Work to do: Write out each line exactly as given. Leave the pictures out of your copy.
··· Source data
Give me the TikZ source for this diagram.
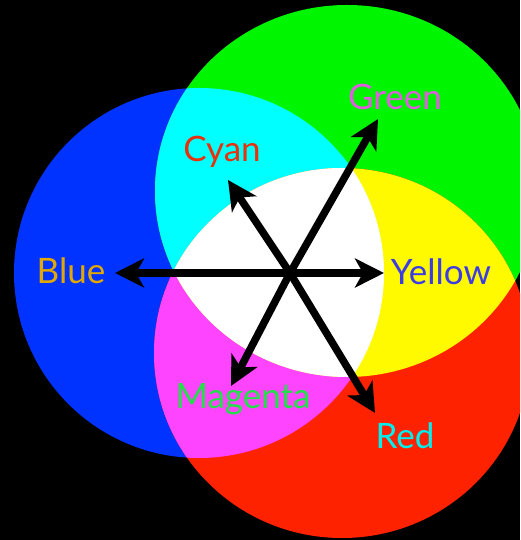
\documentclass[tikz,border=0pt]{standalone}
\usepackage{fontspec}
\setmainfont{Lato}
\usepackage{xcolor}
\usetikzlibrary{arrows.meta}

\definecolor{discblue}{HTML}{0033FF}
\definecolor{discgreen}{HTML}{00F500}
\definecolor{discred}{HTML}{FF2200}
\definecolor{disccyan}{HTML}{00FFFF}
\definecolor{discmagenta}{HTML}{FF44FF}
\definecolor{discyellow}{HTML}{FFFA00}
\definecolor{txtgold}{HTML}{E2A800}
\definecolor{txtpink}{HTML}{E25CE2}
\definecolor{txtred}{HTML}{E8300C}
\definecolor{txtblue}{HTML}{3C3CE6}
\definecolor{txtgreen}{HTML}{22E048}
\definecolor{txtcyan}{HTML}{00EEEE}

% the three light discs
\newcommand{\bluedisc}{(199,267) ellipse [x radius=185, y radius=185]}
\newcommand{\greendisc}{(347,349) ellipse [x radius=192, y radius=186]}
\newcommand{\reddisc}{(342,187) ellipse [x radius=188, y radius=185]}

\begin{document}
\begin{tikzpicture}[
  x=1pt,
  y=1pt,
  ray/.style={-{Stealth[length=29pt, width=29pt, inset=8pt]}, line width=7.5pt, black},
  colname/.style={font=\fontsize{35}{40}\selectfont, anchor=base, inner sep=0pt}
]
  \useasboundingbox (0,0) rectangle (520,540);
  \fill[black] (0,0) rectangle (520,540);

  \begin{scope}
    \clip (0,0) rectangle (520,540);
    \fill[discblue] \bluedisc;
    \fill[discgreen] \greendisc;
    \fill[discred] \reddisc;
    % pairwise overlaps
    \begin{scope}
      \clip \bluedisc;
      \fill[disccyan] \greendisc;
      \fill[discmagenta] \reddisc;
    \end{scope}
    \begin{scope}
      \clip \greendisc;
      \fill[discyellow] \reddisc;
    \end{scope}
    % all three
    \begin{scope}
      \clip \bluedisc;
      \clip \greendisc;
      \fill[white] \reddisc;
    \end{scope}
  \end{scope}

  \coordinate (o) at (290,267);
  \coordinate (tipblue) at (115,267);
  \coordinate (tipyellow) at (384,267);
  \coordinate (tipgreen) at (378,421);
  \coordinate (tipmagenta) at (231,154);
  \coordinate (tipcyan) at (228,360);
  \coordinate (tipred) at (375,127);

  \foreach \t in {blue,yellow,green,magenta,cyan,red}
    \draw[ray] (o) -- (tip\t);

  \node[colname, text=txtgold] (blue) at (71,256) {Blue};
  \node[colname, text=txtblue] (yellow) at (441,255) {Yellow};
  \node[colname, text=txtpink] (green) at (395,430) {Green};
  \node[colname, text=txtred] (cyan) at (222,378) {Cyan};
  \node[colname, text=txtgreen] (magenta) at (243,131) {Magenta};
  \node[colname, text=txtcyan] (red) at (405,91) {Red};
\end{tikzpicture}
\end{document}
······
Written solution:
Give me the TikZ source for this diagram.
\documentclass[tikz,border=0pt]{standalone}
\usepackage{fontspec}
\setmainfont{Lato}
\usepackage{xcolor}
\usetikzlibrary{arrows.meta}

\definecolor{discblue}{HTML}{0033FF}
\definecolor{discgreen}{HTML}{00F500}
\definecolor{discred}{HTML}{FF2200}
\definecolor{disccyan}{HTML}{00FFFF}
\definecolor{discmagenta}{HTML}{FF44FF}
\definecolor{discyellow}{HTML}{FFFA00}
\definecolor{txtgold}{HTML}{E2A800}
\definecolor{txtpink}{HTML}{E25CE2}
\definecolor{txtred}{HTML}{E8300C}
\definecolor{txtblue}{HTML}{3C3CE6}
\definecolor{txtgreen}{HTML}{22E048}
\definecolor{txtcyan}{HTML}{00EEEE}

% the three light discs
\newcommand{\bluedisc}{(199,267) ellipse [x radius=185, y radius=185]}
\newcommand{\greendisc}{(347,349) ellipse [x radius=192, y radius=186]}
\newcommand{\reddisc}{(342,187) ellipse [x radius=188, y radius=185]}

\begin{document}
\begin{tikzpicture}[
  x=1pt,
  y=1pt,
  ray/.style={-{Stealth[length=29pt, width=29pt, inset=8pt]}, line width=7.5pt, black},
  colname/.style={font=\fontsize{35}{40}\selectfont, anchor=base, inner sep=0pt}
]
  \useasboundingbox (0,0) rectangle (520,540);
  \fill[black] (0,0) rectangle (520,540);

  \begin{scope}
    \clip (0,0) rectangle (520,540);
    \fill[discblue] \bluedisc;
    \fill[discgreen] \greendisc;
    \fill[discred] \reddisc;
    % pairwise overlaps
    \begin{scope}
      \clip \bluedisc;
      \fill[disccyan] \greendisc;
      \fill[discmagenta] \reddisc;
    \end{scope}
    \begin{scope}
      \clip \greendisc;
      \fill[discyellow] \reddisc;
    \end{scope}
    % all three
    \begin{scope}
      \clip \bluedisc;
      \clip \greendisc;
      \fill[white] \reddisc;
    \end{scope}
  \end{scope}

  \coordinate (o) at (290,267);
  \coordinate (tipblue) at (115,267);
  \coordinate (tipyellow) at (384,267);
  \coordinate (tipgreen) at (378,421);
  \coordinate (tipmagenta) at (231,154);
  \coordinate (tipcyan) at (228,360);
  \coordinate (tipred) at (375,127);

  \foreach \t in {blue,yellow,green,magenta,cyan,red}
    \draw[ray] (o) -- (tip\t);

  \node[colname, text=txtgold] (blue) at (71,256) {Blue};
  \node[colname, text=txtblue] (yellow) at (441,255) {Yellow};
  \node[colname, text=txtpink] (green) at (395,430) {Green};
  \node[colname, text=txtred] (cyan) at (222,378) {Cyan};
  \node[colname, text=txtgreen] (magenta) at (243,131) {Magenta};
  \node[colname, text=txtcyan] (red) at (405,91) {Red};
\end{tikzpicture}
\end{document}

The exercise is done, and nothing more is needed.